Era enorme o prestígio de D. António… O mesmo Dr. Abílio, para justificar as suas teorias sobre as missões, invocava seu nome: ”Assim pensa e escreve o distinto missionário padre Barroso”. Afonso Costa, para mostrar a sua estima pelo Colégio, apresentava o facto de lhe ter confiado “a guarda e vigilância do Bispo do Porto”. E “os estudantes, há muito descontentes com o Superior, aguardaram apenas, para se manifestar, a sahída do sr. D. António Barroso, a quem pelo respeito que lhes merece o seu carácter, não queriam desgostar”.

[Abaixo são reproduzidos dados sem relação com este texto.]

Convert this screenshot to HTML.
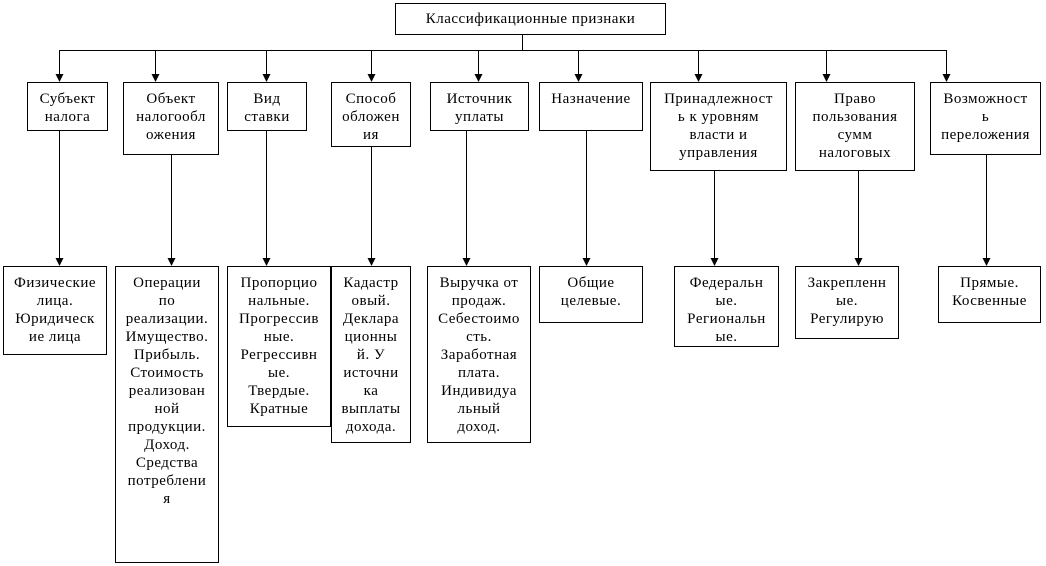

No prefácio, o Dr. Mário Soares – seu pai, João Lopes Soares (1878-1970), foi Ministro das Colónias em 1919 - explica-nos o erro de Afonso Costa que “transformou o Colégio das Missões Ultramarinas num centro laico, e, paralelamente converteu as Missões religiosas do padroado, em Missões civilizadoras laicas”. E confessa: “A Primeira República, em parte caiu, pelo conflito entre a República e a Igreja Católica. Depois do 25 de Abril, quando regressei do meu exílio em França, trazia uma ideia na cabeça: não repetir a luta entre o Estado Laico e a Igreja Católica. E assim actuei sempre, como a Igreja Portuguesa sabe bem – e o Vaticano - desde que tive responsabilidades no Portugal e Abril, apesar de não ser religioso, como se sabe”.